- [WHAT NEEDS TO BE DONE]: Gather, from the data below, each line in which the word "with" occurs.

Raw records
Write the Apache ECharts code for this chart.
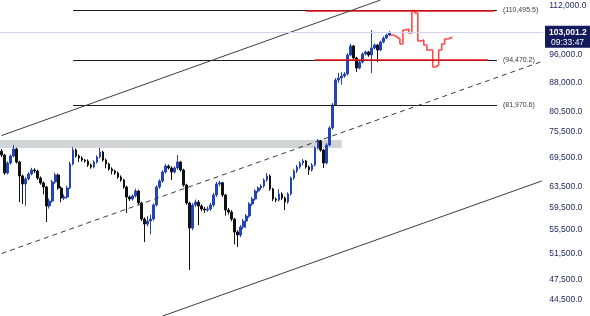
<!DOCTYPE html>
<html><head><meta charset="utf-8">
<script src="https://cdn.jsdelivr.net/npm/echarts@6/dist/echarts.min.js"></script>
<style>html,body{margin:0;padding:0;background:#fff}#c{width:590px;height:316px}</style>
</head><body><div id="c"></div>
<script>
// ---- data ----
const opens = [71000,70160,66300,68420,69940,71490,68630,65690,64060,65070,
66100,66930,66720,65270,64260,63450,59780,60720,64460,65900,
63250,61300,61490,63250,68210,71260,69940,69500,69060,68850,
68000,67570,68630,69720,70820,69060,68210,67140,66720,66310,
65480,64860,63450,61490,61100,61690,62660,60350,57380,56490,
57020,57380,59970,63450,64660,66510,67780,67360,66510,67360,
68630,66930,63850,60350,55780,59970,60530,59780,59220,59030,
59220,59970,61880,64060,64300,61880,59030,58660,57380,55090,
54580,55960,57020,57930,60160,61100,62660,63250,63650,64860,
65690,63050,61100,60900,62070,61300,60530,62070,65270,66720,
67570,68420,68850,67570,66930,68000,71720,73310,71260,68420,
72400,76360,82080,88780,89340,89900,90470,96030,98790,95130,
92180,93940,96330,96940,96030,98170,99100,97550,100030,101290,
102240];
const closes = [70160,66300,68420,69940,71490,68630,65690,64060,65070,66100,
66930,66720,65270,64260,63450,59780,60720,64460,65900,63250,
61300,61490,63250,68210,71260,69940,69500,69060,68850,68000,
67570,68630,69720,70820,69060,68210,67140,66720,66310,65480,
64860,63450,61490,61100,61690,62660,60350,57380,56490,57020,
57380,59970,63450,64660,66510,67780,67360,66510,67360,68630,
66930,63850,60350,55780,59970,60530,59780,59220,59030,59220,
59970,61880,64060,64300,61880,59030,58660,57380,55090,54580,
55960,57020,57930,60160,61100,62660,63250,63650,64860,65690,
63050,61100,60900,62070,61300,60530,62070,65270,66720,67570,
68420,68850,67570,66930,68000,71720,73310,71260,68420,72400,
76360,82080,88780,89340,89900,90470,96030,98790,95130,92180,
93940,96330,96940,96030,98170,99100,97550,100030,101290,102240,
103001.2];
const lows = [69700,65900,66000,68100,69700,68300,60500,60160,59800,64800,
65800,66300,64900,63900,62000,56850,59300,60400,64100,62900,
60500,60900,61200,63000,67900,69600,68600,68700,68500,67600,
67200,67300,68300,69400,68700,67300,66800,66000,65900,65100,
64500,63100,58470,60700,60800,61400,60000,57000,53380,56100,
54700,57100,59700,63100,64300,66200,67000,64860,66200,67000,
66600,63500,60000,48890,55400,59600,56300,58800,58500,58700,
58900,59600,61500,63600,61500,58000,58200,57000,53000,52550,
54200,55600,55800,57600,59800,60800,62300,62900,63300,64500,
62700,60700,60500,60600,60900,59030,60200,61800,64900,66300,
67200,67900,67200,65900,66600,67700,71400,70900,67360,68100,
72100,76000,81800,88000,87500,89400,90100,95600,94700,91050,
91800,93500,95900,95500,90750,97700,93940,97200,99600,100900,
101900];
const highs = [71500,70400,68800,70300,72400,71800,68900,66000,65500,66500,
67400,67300,67000,65600,64600,63700,61200,64900,66400,66200,
63600,62000,63700,68700,71900,71600,70300,69900,69300,69200,
68300,69000,70100,71720,71100,69400,68500,67500,67000,66600,
65800,65100,63700,61800,62000,63100,62900,60600,57700,57900,
58200,60300,63800,65000,66900,68200,68100,67700,67700,70160,
68900,67200,64100,60600,60300,61000,60900,60100,59600,59700,
60400,62300,64500,64700,64500,62100,59400,59000,57600,55400,
56300,57400,58300,60500,61500,63000,63600,64000,65200,66300,
66000,63300,61400,63000,62400,61600,62400,65600,67100,68000,
68800,69300,69100,67900,68400,72100,73800,73600,71500,72800,
76800,82600,89300,90800,91000,91000,96600,99500,99100,95500,
94400,96800,97400,97300,103870,99600,99400,100500,101800,102700,
103500];
// red projected path, starting at the last candle
const projStart = 130;
const projection = [103001.2,102240,101610,100980,99420,103870,104200,102910,110400,109550,
100350,100660,99100,97550,97550,92480,93060,97550,99420,100980,101290,101610];
const categoryCount = 182;
const yTicks = [112000,104000,96000,88000,80500,75500,69500,63500,59500,55500,51500,47500,44500];
const yMin = 42325, yMax = 114130;
const levels = [110495.5, 94470.2, 81970.6];
const levelStart = 24, levelEnd = 166;
const redSegments = [[110495.5, 102, 165], [94470.2, 105, 163]];
const upperChannel = [[0, 74570], [127, 114130]];
const midChannel = [[0, 51490], [181, 94085]];
const lowerChannel = [[54, 42325], [181, 64660]];
const zoneTop = 73560, zoneBottom = 71720, zoneEnd = 114;
const lastPrice = 103001.2, lastTime = '09:33:47';

// ---- chart ----
const fmt = v => Number(v).toLocaleString('en-US', {minimumFractionDigits: 1, maximumFractionDigits: 1});
const categories = Array.from({length: categoryCount}, (_, i) => String(i));
const candleData = closes.map((c, i) => [opens[i], c, lows[i], highs[i]]);
const projData = projection.map((v, k) => [projStart + k, v]);

const marks = [];
levels.forEach(v => {
  marks.push([{coord: [levelStart, v], lineStyle: {color: '#1c1c1c', width: 1.2, type: 'solid'},
    label: {show: true, position: 'end', formatter: '(' + fmt(v) + ')', color: '#3a3a3a', fontSize: 7, fontFamily: 'Liberation Sans', distance: 6}},
    {coord: [levelEnd, v]}]);
});
redSegments.forEach(s => {
  marks.push([{coord: [s[1], s[0]], lineStyle: {color: '#e8151b', width: 1.7, type: 'solid'}, label: {show: false}},
    {coord: [s[2], s[0]]}]);
});
[[upperChannel, 'solid'], [midChannel, [5, 4]], [lowerChannel, 'solid']].forEach(([seg, t]) => {
  marks.push([{coord: seg[0], lineStyle: {color: '#3c3c3c', width: 1, type: t}, label: {show: false}}, {coord: seg[1]}]);
});
marks.push({yAxis: lastPrice, lineStyle: {color: '#d0d2ee', width: 1, type: 'solid'}, label: {show: false}});

const chart = echarts.init(document.getElementById('c'), null, {renderer: 'canvas'});
chart.setOption({
  animation: false,
  backgroundColor: '#ffffff',
  grid: {left: 0, right: 45, top: 0, bottom: 0, containLabel: false},
  xAxis: {type: 'category', data: categories, boundaryGap: true, show: false},
  yAxis: {
    type: 'log', position: 'right', min: yMin, max: yMax, logBase: 10,
    splitLine: {show: false}, axisLine: {show: false}, axisTick: {show: false},
    axisLabel: {customValues: yTicks, formatter: v => fmt(v), color: '#222a62', fontSize: 8.5, fontFamily: 'Liberation Sans', margin: 6}
  },
  series: [
    {
      type: 'candlestick', data: candleData, barWidth: 2.2, z: 3,
      itemStyle: {color: '#2443b5', color0: '#111111', borderColor: '#2443b5', borderColor0: '#111111', borderWidth: 1}
    },
    {
      type: 'line', data: projData, step: 'middle', symbol: 'none', z: 2,
      lineStyle: {color: '#ff4a4a', width: 1.6},
      markLine: {silent: true, symbol: ['none', 'none'], precision: 1, data: marks},
      markArea: {silent: true, itemStyle: {color: '#d3d4d8'}, data: [[{yAxis: zoneTop}, {xAxis: zoneEnd, yAxis: zoneBottom}]]}
    }
  ]
});
const py = chart.convertToPixel({yAxisIndex: 0}, lastPrice);
chart.setOption({graphic: [
  {type: 'rect', z: 100, shape: {x: 545, y: py - 7, width: 45, height: 22}, style: {fill: '#141b5c'}},
  {type: 'text', z: 101, x: 549, y: py - 5, style: {text: fmt(lastPrice), fill: '#ffffff', font: 'bold 8.5px Liberation Sans'}},
  {type: 'text', z: 101, x: 551, y: py + 5, style: {text: lastTime, fill: '#ffffff', font: '8.5px Liberation Sans'}}
]});
</script></body></html>
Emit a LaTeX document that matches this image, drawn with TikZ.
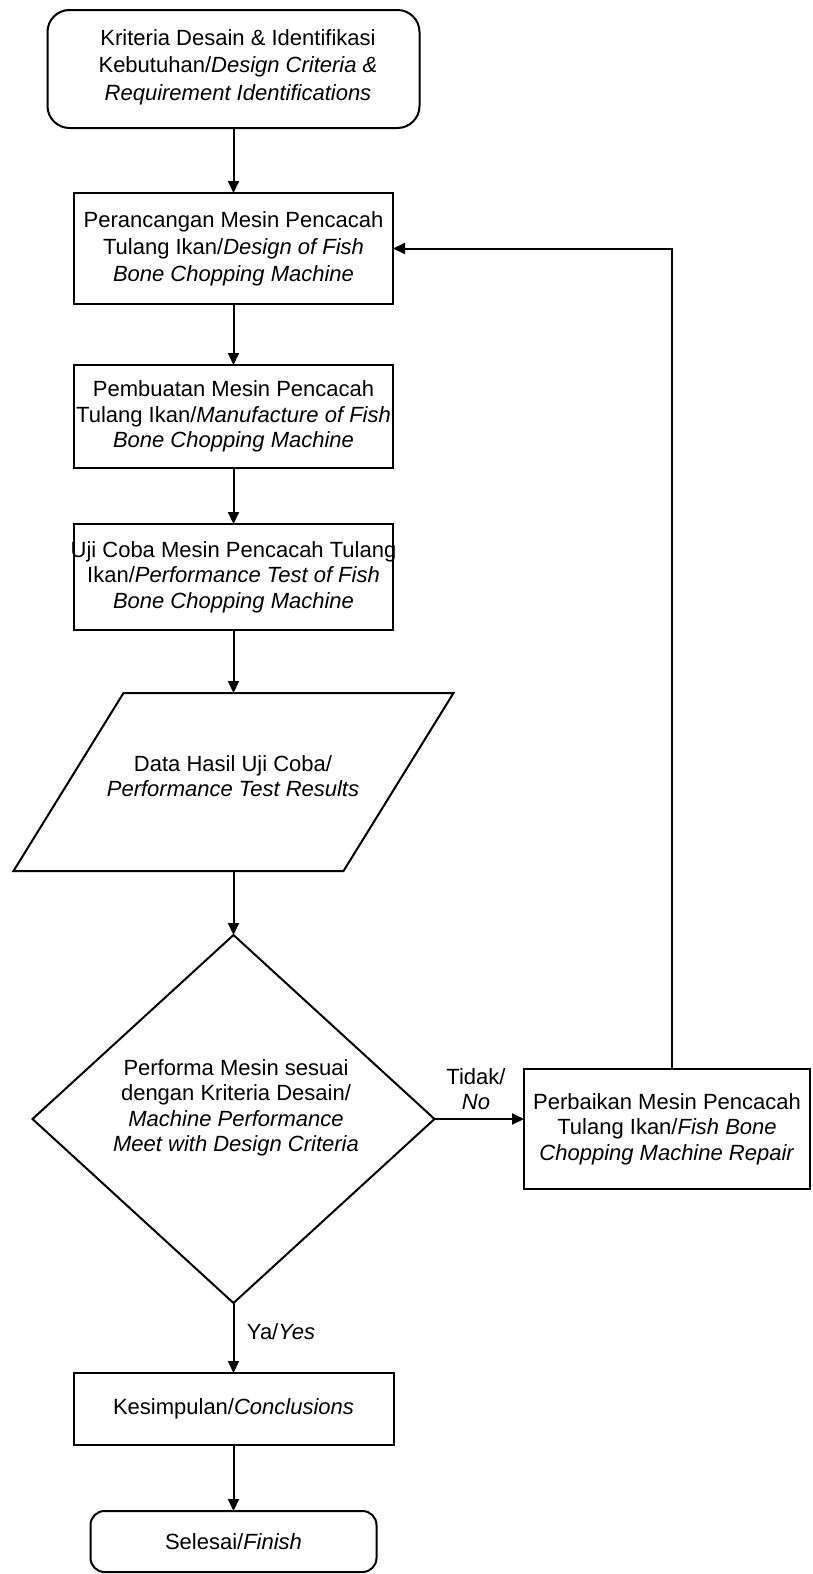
\documentclass[tikz,border=0pt]{standalone}
\usepackage{fontspec}
\setmainfont{Liberation Sans}
\usetikzlibrary{arrows.meta,shapes.geometric}
\begin{document}
\begin{tikzpicture}[x=1pt,y=-1pt,
  every node/.style={inner sep=0pt, outer sep=0pt, font=\fontsize{22}{25.5}\selectfont},
  box/.style={draw, rectangle, line width=2pt, align=center},
  ghost/.style={rectangle, align=center},
  arr/.style={line width=2pt, -{Triangle[length=12pt,width=11pt]}},
  plain/.style={line width=2pt, line join=miter}]
\useasboundingbox (0,0) rectangle (813,1574);
\fill[white] (0,0) rectangle (813,1574);

% start
\node[box, rounded corners=22pt, minimum width=372pt, minimum height=118pt] (start) at (233.5,69) {};
\node[ghost, font=\fontsize{22}{27.5}\selectfont] (starttext) at (238,67)
  {Kriteria Desain \& Identifikasi\\Kebutuhan/\textit{Design Criteria \&}\\\textit{Requirement Identifications}};
% process boxes
\node[box, minimum width=319pt, minimum height=111pt, font=\fontsize{22}{27}\selectfont] (design) at (233.5,248.5)
  {Perancangan Mesin Pencacah\\Tulang Ikan/\textit{Design of Fish}\\\textit{Bone Chopping Machine}};
\node[box, minimum width=319pt, minimum height=103pt] (make) at (233.5,416.5) {};
\node[ghost] (maketext) at (233.5,416.5)
  {Pembuatan Mesin Pencacah\\Tulang Ikan/\textit{Manufacture of Fish}\\\textit{Bone Chopping Machine}};
\node[box, minimum width=319pt, minimum height=106pt] (test) at (233.5,577) {};
\node[ghost] (testtext) at (233.5,577)
  {Uji Coba Mesin Pencacah Tulang\\Ikan/\textit{Performance Test of Fish}\\\textit{Bone Chopping Machine}};
% data (parallelogram)
\node[ghost, minimum width=330pt, minimum height=178pt] (data) at (233.5,782) {};
\draw[plain] ([xshift=55pt]data.north west) -- ([xshift=55pt]data.north east)
  -- ([xshift=-55pt]data.south east) -- ([xshift=-55pt]data.south west) -- cycle;
\node[ghost] (datatext) at (233,776) {Data Hasil Uji Coba/\\\textit{Performance Test Results}};
% decision
\node[draw, line width=2pt, diamond, minimum width=402pt, minimum height=368pt] (dec) at (233.5,1119) {};
\node[ghost] (dectext) at (236,1108)
  {Performa Mesin sesuai\\dengan Kriteria Desain/\\\textit{Machine Performance}\\\textit{Meet with Design Criteria}};
% repair
\node[box, minimum width=286pt, minimum height=120pt] (fix) at (667,1129)
  {Perbaikan Mesin Pencacah\\Tulang Ikan/\textit{Fish Bone}\\\textit{Chopping Machine Repair}};
% conclusion and finish
\node[box, minimum width=320pt, minimum height=72pt] (concl) at (233.5,1409)
  {Kesimpulan/\textit{Conclusions}};
\node[box, rounded corners=14pt, minimum width=286pt, minimum height=61pt] (finish) at (233.5,1541.5)
  {Selesai/\textit{Finish}};

% labels
\node[ghost] (no) at (476,1089) {Tidak/\\\textit{No}};
\node (yes) at (281,1332) {Ya/\textit{Yes}};

% connectors
\draw[arr] (start.south) -- (design.north);
\draw[arr] (design.south) -- (make.north);
\draw[arr] (make.south) -- (test.north);
\draw[arr] (test.south) -- (data.north);
\draw[arr] (data.south) -- (dec.north);
\draw[arr] (dec.east) -- (dec.east -| fix.west);
\draw[arr] ([xshift=5pt]fix.north) |- (design.east);
\draw[arr] (dec.south) -- (concl.north);
\draw[arr] (concl.south) -- (finish.north);
\end{tikzpicture}
\end{document}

- [SOLUTION]:
Emit a LaTeX document that matches this image, drawn with TikZ.
  {Performa Mesin sesuai\\dengan Kriteria Desain/\\\textit{Machine Performance}\\\textit{Meet with Design Criteria}};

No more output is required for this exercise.